More often than not, Endora didn’t approve of her daughter’s marriage with a simple human because of one thing: her daughter shouldn’t hide herself and her true powers, because that meant losing her freedom.

But Samantha was well aware of this, and she truly wanted to lead a “normal” life, as a suburban housewife. She already lived the life of a witch, so all she wanted at that moment was the life of a “normal” woman. And Darrin surely made this a point when forbidding her to use her powers any longer.

But Samantha’s powers aren’t just the magical ones. She is intelligent, she has wit and quite a lot of it, since at times Darrin feels threatened about this also. It isn’t a fear for his own life, but rather a sexist fear concerning the role of a woman in a marriage: to serve her man.

Bewitched may be considered the first television series in which an actual superheroine is depicted (while, at the same time, being also the first show when such a character surrenders unconditionally). But this is also a series in which a statement is made concerning the role a woman was needed/was forced to assume when becoming a wife.

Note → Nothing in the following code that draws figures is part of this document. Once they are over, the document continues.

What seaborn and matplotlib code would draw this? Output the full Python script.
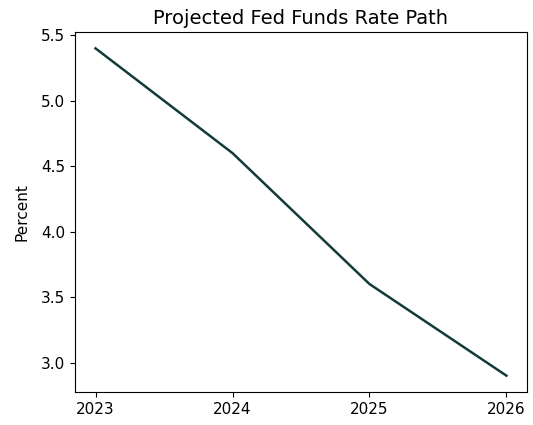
import matplotlib
matplotlib.use("Agg")
import matplotlib.pyplot as plt
import seaborn as sns
import pandas as pd

# Data
years = [2023, 2024, 2025, 2026]
rates = [5.4, 4.6, 3.6, 2.9]

df = pd.DataFrame({"Year": years, "Rate": rates})

plt.rcParams["font.size"] = 11

fig, ax = plt.subplots(figsize=(5.33, 4.25), dpi=100)
sns.lineplot(data=df, x="Year", y="Rate", color="#133b3a", linewidth=1.8, ax=ax)

ax.set_title("Projected Fed Funds Rate Path", fontsize=14)
ax.set_xlabel("")
ax.set_ylabel("Percent", fontsize=11, labelpad=8)
ax.set_xticks(years)
ax.set_xticklabels([str(y) for y in years])
ax.tick_params(labelsize=11)

fig.subplots_adjust(left=0.1407, right=0.9887, top=0.9247, bottom=0.0776)
fig.savefig("out.png", dpi=100)
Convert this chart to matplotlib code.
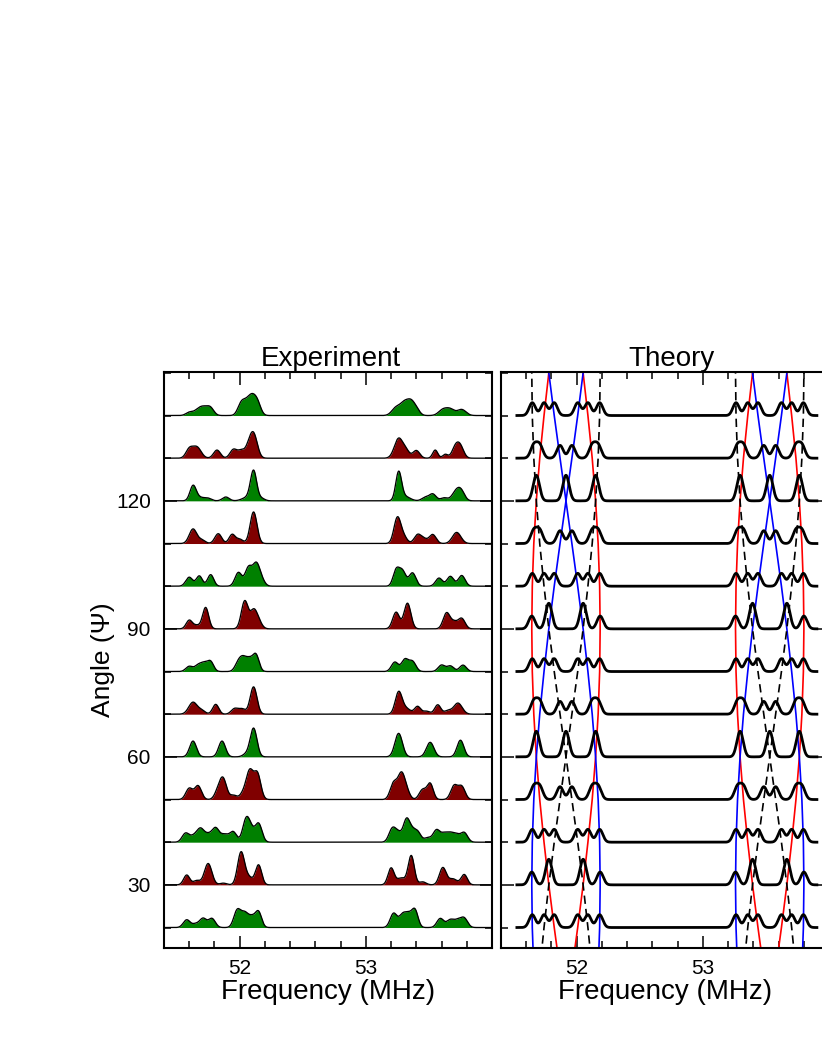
import numpy as np
import matplotlib
matplotlib.use('Agg')
import matplotlib.pyplot as plt
from matplotlib.ticker import MultipleLocator, FixedLocator

plt.rcParams['font.family'] = ['Liberation Sans', 'DejaVu Sans']

# ---------------- data ----------------
trace_angles = [140, 130, 120, 110, 100, 90, 80, 70, 60, 50, 40, 30, 20]
trace_kinds = ['g', 'r', 'g', 'r', 'g', 'r', 'g', 'r', 'g', 'r', 'g', 'r', 'g']

# experimental spectra: (peak centre MHz, height in 'angle' units, width MHz)
exp_140 = [(51.60, 0.7, 0.02), (51.67, 1.2, 0.025), (51.72, 1.6, 0.025), (51.77, 1.5, 0.02),
           (52.01, 2.3, 0.02), (52.06, 3.0, 0.025), (52.10, 2.7, 0.02), (52.14, 2.9, 0.02),
           (53.24, 1.8, 0.025), (53.31, 3.0, 0.025), (53.36, 2.3, 0.02), (53.40, 1.4, 0.02),
           (53.61, 1.3, 0.025), (53.67, 1.4, 0.025), (53.76, 1.4, 0.025)]
exp_130 = [(51.60, 2.0, 0.02), (51.66, 2.6, 0.025), (51.82, 1.9, 0.02), (51.95, 2.0, 0.02),
           (52.01, 1.6, 0.02), (52.09, 4.5, 0.025), (52.12, 2.5, 0.02),
           (53.26, 4.6, 0.025), (53.32, 1.5, 0.02), (53.40, 1.8, 0.02), (53.55, 1.9, 0.015),
           (53.63, 0.9, 0.015), (53.71, 2.5, 0.02), (53.75, 2.5, 0.02)]
exp_120 = [(51.63, 3.3, 0.018), (51.68, 0.8, 0.03), (51.75, 0.5, 0.02), (51.89, 0.9, 0.02),
           (52.06, 0.8, 0.03), (52.11, 6.8, 0.018), (52.17, 0.6, 0.02),
           (53.26, 6.5, 0.017), (53.31, 1.0, 0.03), (53.47, 0.8, 0.02), (53.53, 1.6, 0.02),
           (53.62, 0.7, 0.02), (53.72, 2.4, 0.025), (53.76, 1.5, 0.02)]
exp_110 = [(51.63, 3.4, 0.022), (51.70, 0.8, 0.02), (51.83, 2.3, 0.02), (51.94, 2.1, 0.018),
           (52.00, 1.0, 0.02), (52.11, 7.4, 0.02),
           (53.25, 6.0, 0.02), (53.30, 1.5, 0.02), (53.41, 2.0, 0.02), (53.46, 1.0, 0.02),
           (53.53, 2.1, 0.02), (53.72, 2.6, 0.025)]
exp_100 = [(51.60, 2.1, 0.02), (51.68, 2.4, 0.018), (51.77, 2.7, 0.018), (51.99, 3.2, 0.02),
           (52.07, 4.3, 0.02), (52.13, 4.8, 0.02), (52.17, 1.5, 0.02),
           (53.24, 3.6, 0.018), (53.29, 3.5, 0.02), (53.37, 3.1, 0.02), (53.58, 1.9, 0.02),
           (53.67, 2.3, 0.02), (53.76, 2.5, 0.02)]
exp_90 = [(51.60, 2.0, 0.018), (51.66, 0.8, 0.02), (51.73, 5.0, 0.018), (52.04, 6.5, 0.02),
          (52.11, 4.0, 0.02), (52.15, 1.5, 0.02),
          (53.24, 3.9, 0.02), (53.33, 6.0, 0.02), (53.64, 3.7, 0.02), (53.70, 1.5, 0.02),
          (53.76, 2.4, 0.02)]
exp_80 = [(51.60, 1.2, 0.02), (51.67, 1.4, 0.02), (51.72, 1.8, 0.02), (51.77, 2.2, 0.018),
          (51.99, 2.0, 0.02), (52.03, 2.6, 0.02), (52.08, 2.6, 0.02), (52.13, 3.7, 0.018),
          (53.23, 2.2, 0.02), (53.31, 2.8, 0.02), (53.37, 2.3, 0.02), (53.60, 1.5, 0.02),
          (53.67, 1.3, 0.02), (53.77, 1.5, 0.02)]
exp_70 = [(51.63, 2.8, 0.025), (51.70, 0.8, 0.02), (51.81, 2.3, 0.018), (51.96, 1.3, 0.02),
          (52.02, 1.2, 0.02), (52.11, 6.4, 0.02),
          (53.26, 5.1, 0.02), (53.32, 1.3, 0.025), (53.41, 1.8, 0.018), (53.48, 0.7, 0.02),
          (53.57, 2.2, 0.018), (53.65, 0.8, 0.02), (53.73, 2.6, 0.025)]
exp_60 = [(51.63, 3.7, 0.02), (51.86, 3.7, 0.02), (52.05, 0.6, 0.02), (52.11, 6.7, 0.02),
          (53.26, 5.5, 0.022), (53.51, 3.4, 0.022), (53.75, 3.9, 0.02)]
exp_50 = [(51.60, 2.6, 0.02), (51.67, 3.2, 0.02), (51.83, 2.0, 0.02), (51.87, 4.5, 0.02),
          (51.95, 1.0, 0.02), (52.03, 1.5, 0.02), (52.08, 6.4, 0.02), (52.14, 6.0, 0.02),
          (53.22, 3.8, 0.02), (53.28, 5.5, 0.02), (53.32, 2.0, 0.02), (53.45, 2.3, 0.02),
          (53.51, 3.7, 0.018), (53.70, 3.2, 0.02), (53.76, 3.0, 0.02)]
exp_40 = [(51.57, 2.0, 0.02), (51.64, 1.5, 0.025), (51.69, 2.5, 0.02), (51.75, 1.8, 0.025),
          (51.81, 2.9, 0.02), (51.88, 1.8, 0.025), (51.95, 2.3, 0.02), (52.05, 5.0, 0.02),
          (52.09, 2.5, 0.02), (52.15, 4.3, 0.02),
          (53.21, 3.1, 0.02), (53.26, 2.0, 0.02), (53.32, 4.6, 0.018), (53.36, 2.5, 0.02),
          (53.41, 2.3, 0.02), (53.49, 1.0, 0.02), (53.56, 2.8, 0.02), (53.62, 1.8, 0.02),
          (53.67, 1.8, 0.02), (53.72, 1.6, 0.02), (53.78, 2.2, 0.02)]
exp_30 = [(51.58, 2.3, 0.018), (51.66, 1.0, 0.02), (51.75, 5.0, 0.022), (51.87, 0.4, 0.02),
          (52.01, 7.4, 0.02), (52.07, 1.8, 0.025), (52.15, 4.6, 0.018),
          (53.20, 3.9, 0.018), (53.28, 1.6, 0.025), (53.36, 6.8, 0.018), (53.45, 0.7, 0.02),
          (53.61, 4.0, 0.02), (53.69, 1.4, 0.025), (53.78, 2.4, 0.018)]
exp_20 = [(51.58, 1.8, 0.02), (51.65, 0.8, 0.02), (51.71, 2.1, 0.02), (51.78, 2.1, 0.02),
          (51.98, 3.9, 0.02), (52.04, 3.3, 0.022), (52.10, 2.2, 0.02), (52.15, 3.5, 0.018),
          (53.22, 3.3, 0.02), (53.29, 2.8, 0.02), (53.34, 2.8, 0.02), (53.39, 3.9, 0.018),
          (53.59, 2.1, 0.02), (53.67, 1.8, 0.022), (53.73, 1.5, 0.02), (53.78, 2.1, 0.02)]
exp_spectra = [exp_140, exp_130, exp_120, exp_110, exp_100, exp_90, exp_80,
               exp_70, exp_60, exp_50, exp_40, exp_30, exp_20]
exp_width_scale = 1.35

# theory: line positions (offset from cluster centre, MHz) vs angle
line_angles = [10, 20, 30, 40, 50, 60, 70, 80, 90, 100, 110, 120, 130, 140, 150, 160]
red_offset = [0.047, 0.093, 0.136, 0.174, 0.208, 0.235, 0.255, 0.267, 0.271,
              0.267, 0.255, 0.235, 0.208, 0.174, 0.136, 0.093]
blue_offset = [0.255, 0.267, 0.271, 0.267, 0.255, 0.235, 0.208, 0.174, 0.136,
               0.093, 0.047, 0.0, -0.047, -0.093, -0.136, -0.174]
dashed_offset = [-0.208, -0.174, -0.136, -0.093, -0.047, 0.0, 0.047, 0.093, 0.136,
                 0.174, 0.208, 0.235, 0.255, 0.267, 0.271, 0.267]
cluster_centers = [51.915, 53.53]
theory_peak_height = 3.0
theory_peak_width = 0.025

xlim = (51.4, 54.0)
ylim = (15.2, 150.2)

GREEN = '#008000'
RED = '#800000'


def spectrum(x, peaks, wscale=1.0):
    y = np.zeros_like(x)
    for c, h, w in peaks:
        y += h * np.exp(-0.5 * ((x - c) / (w * wscale)) ** 2)
    return y


fig = plt.figure(figsize=(8.22, 10.64), dpi=100)
W, H = 822.0, 1064.0
ax1 = fig.add_axes([164 / W, 1 - 948 / H, 328 / W, 576 / H])
ax2 = fig.add_axes([501 / W, 1 - 948 / H, 328 / W, 576 / H])

# ---- experiment ----
xe = np.linspace(xlim[0], xlim[1], 2000)
for ang, kind, peaks in zip(trace_angles, trace_kinds, exp_spectra):
    y = spectrum(xe, peaks, exp_width_scale)
    col = GREEN if kind == 'g' else RED
    ax1.fill_between(xe, ang, ang + y, color=col, lw=0, zorder=2)
    ax1.plot(xe, ang + y, color='black', lw=0.95, zorder=3)

# ---- theory ----
la = np.array(line_angles)
for cen in cluster_centers:
    for offs, style in ((red_offset, dict(color='red', lw=1.2, ls='-')),
                        (blue_offset, dict(color='blue', lw=1.2, ls='-')),
                        (dashed_offset, dict(color='black', lw=1.2, ls=(0, (5, 3))))):
        o = np.array(offs)
        ax2.plot(cen - o, la, zorder=2, **style)
        ax2.plot(cen + o, la, zorder=2, **style)

xt = np.linspace(51.515, 53.915, 2000)
for ang in trace_angles:
    i = line_angles.index(ang)
    peaks = []
    for cen in cluster_centers:
        for offs in (red_offset, blue_offset, dashed_offset):
            peaks.append((cen - offs[i], theory_peak_height, theory_peak_width))
            peaks.append((cen + offs[i], theory_peak_height, theory_peak_width))
    ax2.plot(xt, ang + spectrum(xt, peaks), color='black', lw=2.0, zorder=4,
             solid_capstyle='butt')

# ---- axes styling ----
for ax in (ax1, ax2):
    ax.set_xlim(*xlim)
    ax.set_ylim(*ylim)
    ax.xaxis.set_major_locator(FixedLocator([52, 53]))
    ax.xaxis.set_minor_locator(MultipleLocator(0.2))
    ax.yaxis.set_major_locator(FixedLocator([30, 60, 90, 120]))
    ax.yaxis.set_minor_locator(MultipleLocator(10))
    ax.tick_params(which='both', direction='in', top=True, right=True, width=1.1,
                   labelsize=15, color='black')
    ax.tick_params(which='major', length=9)
    ax.tick_params(which='minor', length=5)
    ax.tick_params(axis='x', pad=8)
    ax.tick_params(axis='y', pad=9.5)
    for s in ax.spines.values():
        s.set_linewidth(1.5)
    ax.set_xlabel('Frequency (MHz)', fontsize=20, labelpad=0.5)

ax1.set_title('Experiment', fontsize=20, pad=1.5, x=0.509)
ax2.set_title('Theory', fontsize=20, pad=1.5, x=0.52)
ax1.set_ylabel('Angle (\u03a8)', fontsize=19, labelpad=1)
ax2.tick_params(axis='y', labelleft=False)

fig.savefig('out.png', dpi=100)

And this surrender doesn’t concern just the social aspect of being a spouse. Darrin felt threatened in his position as the head of the family even when they were all alone in the house. Thus, she became entrapped completely, since she had to renounce everything that could have helped her if she was alone. In other words, Darrin was trying to make himself indispensable.

As said in the show, a woman’s job was exactly this one: I mean you’re going to have to learn to be a suburban housewife.  [. . .]  You’ll have to learn to cook, and keep house, and go to my mother’s house for dinner every Friday night.

I believe that this was the underlying statement made by the show: Bewitched was trying to speak out about a woman’s rights (or lack of them) as an equal of the man.

So why did Samantha enter a marriage with Darrin and remained with him until the end?

As said, she was very intelligent. And, as an intelligent person (I am using this word in order to transcend the barriers set by the genres) she decided that she wanted to live with a human, even if that meant clipping her own wings.

But then again, like with plenty of other shows, the comedy is born from these types of situations. It is all about the satire. It is all about saying that when you try to impose your supposed superiority on another human being you will end up looking like a fool (and, who knows, maybe you will too be switched, just like Darrin was).